The Indians and Pakistanis in the crowd didn’t realise she was walking alongside. Some did and stared with their mouths agape. But Ribhu got his shot and we beat a hasty retreat to Southall where I was to shoot with Parineeti. It was the scene where Mira threatens Dr Hamid at gunpoint. A fun fact: the car in which we shot in was allowed to be used by a second-generation British-Indian Sikh. The car was perfect for the scene and when Sunil requested the gentleman, he readily agreed. He showed me the various functions of the car and insisted on speaking in Hindi though he apologised for his lack of fluency. I was extremely touched by his generosity and earnestness.

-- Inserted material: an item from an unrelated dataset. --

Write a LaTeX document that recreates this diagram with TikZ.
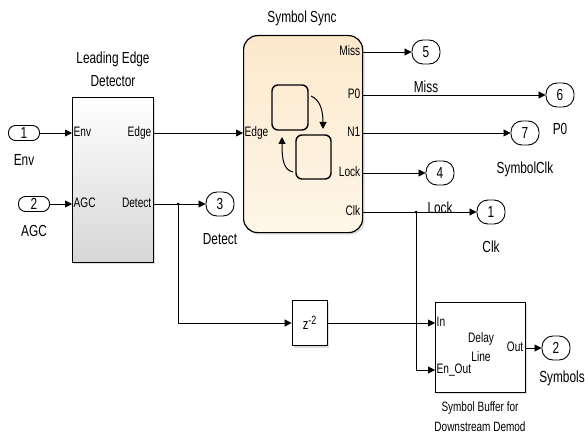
\documentclass[tikz,border=0pt]{standalone}
\usepackage{fontspec}
\setmainfont{Liberation Sans}[FakeStretch=0.74]
\usetikzlibrary{positioning,arrows.meta,shadows}
\definecolor{synctop}{RGB}{252,233,204}
\definecolor{syncbot}{RGB}{254,246,232}
\definecolor{ledgray}{RGB}{214,214,214}

\begin{document}
\begin{tikzpicture}[x=1pt,y=-1pt,
    blk/.style={draw,line width=0.8pt,inner sep=0pt,
                drop shadow={shadow xshift=2pt,shadow yshift=-2pt,fill=black!25}},
    inport/.style={draw,line width=0.9pt,rounded corners=7pt,fill=white,
                   minimum width=31pt,minimum height=15pt,inner sep=0pt,
                   font=\fontsize{16}{16}\selectfont},
    outport/.style={inport,rounded corners=11pt,
                    minimum width=28pt,minimum height=24pt},
    lbl/.style={font=\fontsize{16}{16}\selectfont,inner sep=1pt,
                text height=11.5pt,text depth=3.5pt},
    pin/.style={font=\fontsize{13.7}{14}\selectfont,inner sep=1.5pt,
                text height=10pt,text depth=3pt},
    ttl/.style={font=\fontsize{16}{23}\selectfont,align=center},
    arr/.style={-{Triangle[length=7pt,width=7pt]},line width=0.8pt},
    dot/.style={circle,fill,inner sep=0pt,minimum size=3pt},
    icon/.style={line width=1.4pt,rounded corners=6pt}]

  \path[use as bounding box,fill=white] (0,0) rectangle (585,438);

  % inputs
  \node[inport] (in1) at (24,133) {1};
  \node[inport] (in2) at (34,204) {2};
  \node[lbl,below=12pt of in1] (in1lbl) {Env};
  \node[lbl,below=12pt of in2] (in2lbl) {AGC};

  % leading edge detector
  \node[blk,minimum width=81pt,minimum height=165pt,anchor=north west,
        top color=white,bottom color=ledgray] (led) at (72,97) {};
  \node[ttl] (ledttl) at (113,69) {Leading Edge\\Detector};
  \node[pin,anchor=west] (pEnv) at (72,133) {Env};
  \node[pin,anchor=west] (pAGC) at (72,204) {AGC};
  \node[pin,anchor=east] (pEdge) at (153,133) {Edge};
  \node[pin,anchor=east] (pDetect) at (153,204) {Detect};

  % symbol sync chart
  \node[blk,line width=1.2pt,rounded corners=14pt,minimum width=119pt,
        minimum height=197pt,anchor=north west,
        top color=synctop,bottom color=syncbot] (sync) at (243,35) {};
  \node[ttl] (syncttl) at (302,18) {Symbol Sync};
  \node[pin,anchor=west] (pSEdge) at (243,133) {Edge};
  \node[pin,anchor=east] (pMiss) at (362,52) {Miss};
  \node[pin,anchor=east] (pP0) at (362,95) {P0};
  \node[pin,anchor=east] (pN1) at (362,133) {N1};
  \node[pin,anchor=east] (pLock) at (362,173) {Lock};
  \node[pin,anchor=east] (pClk) at (362,212) {Clk};
  % chart icon
  \draw[icon] (272,85) rectangle (308,130);
  \draw[icon] (296,135) rectangle (331,179);
  \draw[arr,line width=1pt] (311,96) .. controls (320,100) and (323,110) .. (323,129);
  \draw[arr,line width=1pt] (293,172) .. controls (283,170) and (282,158) .. (282,137);

  % outputs
  \node[outport] (o5) at (426,52) {5};
  \node[outport] (o6) at (560,95) {6};
  \node[outport] (o7) at (525,133) {7};
  \node[outport] (o4) at (440,173) {4};
  \node[outport] (o1) at (491,212) {1};
  \node[outport] (o3) at (220,204) {3};
  \node[outport] (o2) at (556,348) {2};
  \node[lbl,below=15pt of o5] (o5lbl) {Miss};
  \node[lbl,below=14pt of o6] (o6lbl) {P0};
  \node[lbl,below=15pt of o7] (o7lbl) {SymbolClk};
  \node[lbl,below=15pt of o4] (o4lbl) {Lock};
  \node[lbl,below=15pt of o1] (o1lbl) {Clk};
  \node[lbl,below=15pt of o3] (o3lbl) {Detect};
  \node[lbl,below=9pt of o2,xshift=6pt] (o2lbl) {Symbols};

  % delay and buffer
  \node[blk,fill=white,minimum width=35pt,minimum height=45pt,
        font=\fontsize{15}{15}\selectfont] (zdel) at (309.5,323)
        {z\raisebox{5pt}{\fontsize{12}{12}\selectfont -2}};
  \node[blk,fill=white,minimum width=90pt,minimum height=90pt,
        anchor=north west] (dline) at (435,302) {};
  \node[pin,anchor=west] (pIn) at (435,323) {In};
  \node[pin,anchor=west] (pEnOut) at (435,370) {En\_Out};
  \node[pin,anchor=east] (pOut) at (525,348) {Out};
  \node[align=center,font=\fontsize{13.7}{19}\selectfont] (dtxt) at (481,347) {Delay\\Line};
  \node[align=center,font=\fontsize{13.5}{20}\selectfont] (dcap) at (480,417)
        {Symbol Buffer for\\Downstream Demod};

  % signal lines
  \draw[arr] (in1) -- (pEnv.west);
  \draw[arr] (in2) -- (pAGC.west);
  \draw[arr] (pEdge.east) -- (pSEdge.west);
  \draw[arr] (pDetect.east) -- (o3);
  \node[dot] (ddot) at (178,204) {};
  \draw[arr] (ddot.center) |- (zdel.west);
  \draw[arr] (zdel.east) -- (pIn.west);
  \draw[arr] (pMiss.east) -- (o5);
  \draw[arr] (pP0.east) -- (o6);
  \draw[arr] (pN1.east) -- (o7);
  \draw[arr] (pLock.east) -- (o4);
  \draw[arr] (pClk.east) -- (o1);
  \node[dot] (cdot) at (416,212) {};
  \draw[arr] (cdot.center) |- (pEnOut.west);
  \draw[arr] (pOut.east) -- (o2);
\end{tikzpicture}
\end{document}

One morning at breakfast while balancing toast, eggs and coffee and trying to manoeuvre my way towards my table, I heard a lady exclaim aloud, “Oh my God, Tota! What are you doing here?” It was Kirti (Kulhari) and she had arrived the night before. She didn’t know that I was playing Dr Hamid. Now Kirti and I had done Madhur Bhandarkar’s film Indu Sarkar together. She is a fantastic actress and a wonderful human being. It’s always a pleasure collaborating with her. We were to shoot a scene the next day where Inspector Kaur (Kirti) comes to Hamid’s chamber to interrogate him. In the first take, I played the role as an innocent. Ribhu said, “While I love what you did, could you do it as if you are guilty and throw in a bit of intrigue, while at it?” Never to shy away from a challenge, especially from my director, I did as asked and that’s the take that was retained in the film. After the shot Ribhu came and hugged me. Suddenly he exclaimed, “That’s it then!” and the whole unit started clapping. I realised it was a wrap for me.

Even though I would like to believe that I have become seasoned by now, every time it’s a schedule-wrap for me, I feel a tinge of sadness. I bade goodbye to everybody and to Dr Hamid. Even though it was a brief role and I did it only for Ribhu, I got to work with some very talented,

passionate and committed individuals and that made this film, The Girl On The Train, special.